[What you will do]: Give back the lines exactly, from the first one to the line with "fol_mean = [0, -2.1, -9.2, -12.5, -12.9, -14.1, -15.5, -6.8]", both ends included.

[Recorded information]:
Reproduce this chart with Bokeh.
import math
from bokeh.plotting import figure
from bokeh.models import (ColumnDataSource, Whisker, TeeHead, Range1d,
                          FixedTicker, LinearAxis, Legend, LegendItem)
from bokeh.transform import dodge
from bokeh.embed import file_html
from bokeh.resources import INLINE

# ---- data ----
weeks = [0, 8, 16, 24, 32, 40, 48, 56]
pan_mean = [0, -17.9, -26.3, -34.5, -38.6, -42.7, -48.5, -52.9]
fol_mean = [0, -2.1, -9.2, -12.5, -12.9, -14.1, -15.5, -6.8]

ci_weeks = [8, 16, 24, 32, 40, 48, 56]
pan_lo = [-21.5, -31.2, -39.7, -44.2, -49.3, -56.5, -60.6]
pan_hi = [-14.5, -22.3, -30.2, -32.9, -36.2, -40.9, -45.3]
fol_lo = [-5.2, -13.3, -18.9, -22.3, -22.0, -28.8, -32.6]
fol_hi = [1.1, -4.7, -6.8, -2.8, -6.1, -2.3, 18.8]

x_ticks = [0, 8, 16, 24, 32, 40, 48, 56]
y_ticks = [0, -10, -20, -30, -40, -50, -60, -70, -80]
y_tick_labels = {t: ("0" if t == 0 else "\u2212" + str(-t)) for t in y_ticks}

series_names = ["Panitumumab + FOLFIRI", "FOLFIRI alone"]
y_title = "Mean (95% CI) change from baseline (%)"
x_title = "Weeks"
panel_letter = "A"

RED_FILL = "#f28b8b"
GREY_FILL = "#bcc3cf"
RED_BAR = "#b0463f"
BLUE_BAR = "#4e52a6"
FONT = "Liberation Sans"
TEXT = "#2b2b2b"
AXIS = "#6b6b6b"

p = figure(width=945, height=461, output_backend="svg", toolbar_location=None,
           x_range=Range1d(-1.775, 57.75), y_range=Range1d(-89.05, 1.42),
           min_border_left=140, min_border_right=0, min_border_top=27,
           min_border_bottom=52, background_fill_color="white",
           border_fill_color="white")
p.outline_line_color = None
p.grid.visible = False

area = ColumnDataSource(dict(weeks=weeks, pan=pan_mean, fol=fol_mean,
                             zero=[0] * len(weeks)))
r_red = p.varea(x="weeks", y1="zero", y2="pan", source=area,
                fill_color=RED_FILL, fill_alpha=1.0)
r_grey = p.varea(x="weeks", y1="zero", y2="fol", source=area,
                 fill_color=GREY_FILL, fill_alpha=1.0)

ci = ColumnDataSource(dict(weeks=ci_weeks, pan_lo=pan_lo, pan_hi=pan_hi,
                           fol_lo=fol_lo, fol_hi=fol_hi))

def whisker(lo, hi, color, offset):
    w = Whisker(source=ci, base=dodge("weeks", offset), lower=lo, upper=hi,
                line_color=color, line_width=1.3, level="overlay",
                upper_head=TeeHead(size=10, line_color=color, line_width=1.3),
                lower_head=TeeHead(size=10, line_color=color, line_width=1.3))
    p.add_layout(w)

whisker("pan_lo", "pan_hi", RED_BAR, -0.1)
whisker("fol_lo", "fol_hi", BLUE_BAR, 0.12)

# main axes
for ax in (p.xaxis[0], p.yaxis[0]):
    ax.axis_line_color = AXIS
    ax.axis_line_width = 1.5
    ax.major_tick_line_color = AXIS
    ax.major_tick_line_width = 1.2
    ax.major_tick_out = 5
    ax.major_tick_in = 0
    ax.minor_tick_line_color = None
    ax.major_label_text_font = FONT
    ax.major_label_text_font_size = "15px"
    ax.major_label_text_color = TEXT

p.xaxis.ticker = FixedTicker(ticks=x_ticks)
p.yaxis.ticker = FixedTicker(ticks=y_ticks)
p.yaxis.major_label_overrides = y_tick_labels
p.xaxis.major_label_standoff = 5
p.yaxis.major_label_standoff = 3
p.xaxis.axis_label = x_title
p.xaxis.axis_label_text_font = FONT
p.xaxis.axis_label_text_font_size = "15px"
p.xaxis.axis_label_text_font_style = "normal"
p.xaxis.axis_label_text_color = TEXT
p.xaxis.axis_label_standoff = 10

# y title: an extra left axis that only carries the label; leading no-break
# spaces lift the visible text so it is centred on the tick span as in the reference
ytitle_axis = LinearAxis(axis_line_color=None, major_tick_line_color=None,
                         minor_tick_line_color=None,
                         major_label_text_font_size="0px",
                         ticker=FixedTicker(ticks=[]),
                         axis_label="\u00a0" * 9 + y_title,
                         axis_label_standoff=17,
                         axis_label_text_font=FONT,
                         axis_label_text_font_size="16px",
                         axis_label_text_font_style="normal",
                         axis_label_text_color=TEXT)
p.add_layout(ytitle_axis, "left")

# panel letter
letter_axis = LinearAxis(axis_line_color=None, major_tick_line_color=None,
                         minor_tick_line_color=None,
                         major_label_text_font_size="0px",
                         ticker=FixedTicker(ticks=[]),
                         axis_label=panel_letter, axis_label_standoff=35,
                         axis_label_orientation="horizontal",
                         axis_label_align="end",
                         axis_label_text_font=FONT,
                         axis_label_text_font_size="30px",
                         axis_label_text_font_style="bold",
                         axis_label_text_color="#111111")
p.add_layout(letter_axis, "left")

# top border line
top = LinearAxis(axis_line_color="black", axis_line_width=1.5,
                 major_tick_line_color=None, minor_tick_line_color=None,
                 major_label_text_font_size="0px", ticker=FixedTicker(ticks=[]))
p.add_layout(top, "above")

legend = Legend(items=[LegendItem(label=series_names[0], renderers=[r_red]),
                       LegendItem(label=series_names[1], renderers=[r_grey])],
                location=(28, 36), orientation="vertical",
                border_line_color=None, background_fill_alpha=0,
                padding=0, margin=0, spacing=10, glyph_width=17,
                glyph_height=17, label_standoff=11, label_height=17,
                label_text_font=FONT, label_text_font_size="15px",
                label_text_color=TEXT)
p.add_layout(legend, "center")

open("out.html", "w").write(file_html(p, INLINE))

[Exercise answer]:
Reproduce this chart with Bokeh.
import math
from bokeh.plotting import figure
from bokeh.models import (ColumnDataSource, Whisker, TeeHead, Range1d,
                          FixedTicker, LinearAxis, Legend, LegendItem)
from bokeh.transform import dodge
from bokeh.embed import file_html
from bokeh.resources import INLINE

# ---- data ----
weeks = [0, 8, 16, 24, 32, 40, 48, 56]
pan_mean = [0, -17.9, -26.3, -34.5, -38.6, -42.7, -48.5, -52.9]
fol_mean = [0, -2.1, -9.2, -12.5, -12.9, -14.1, -15.5, -6.8]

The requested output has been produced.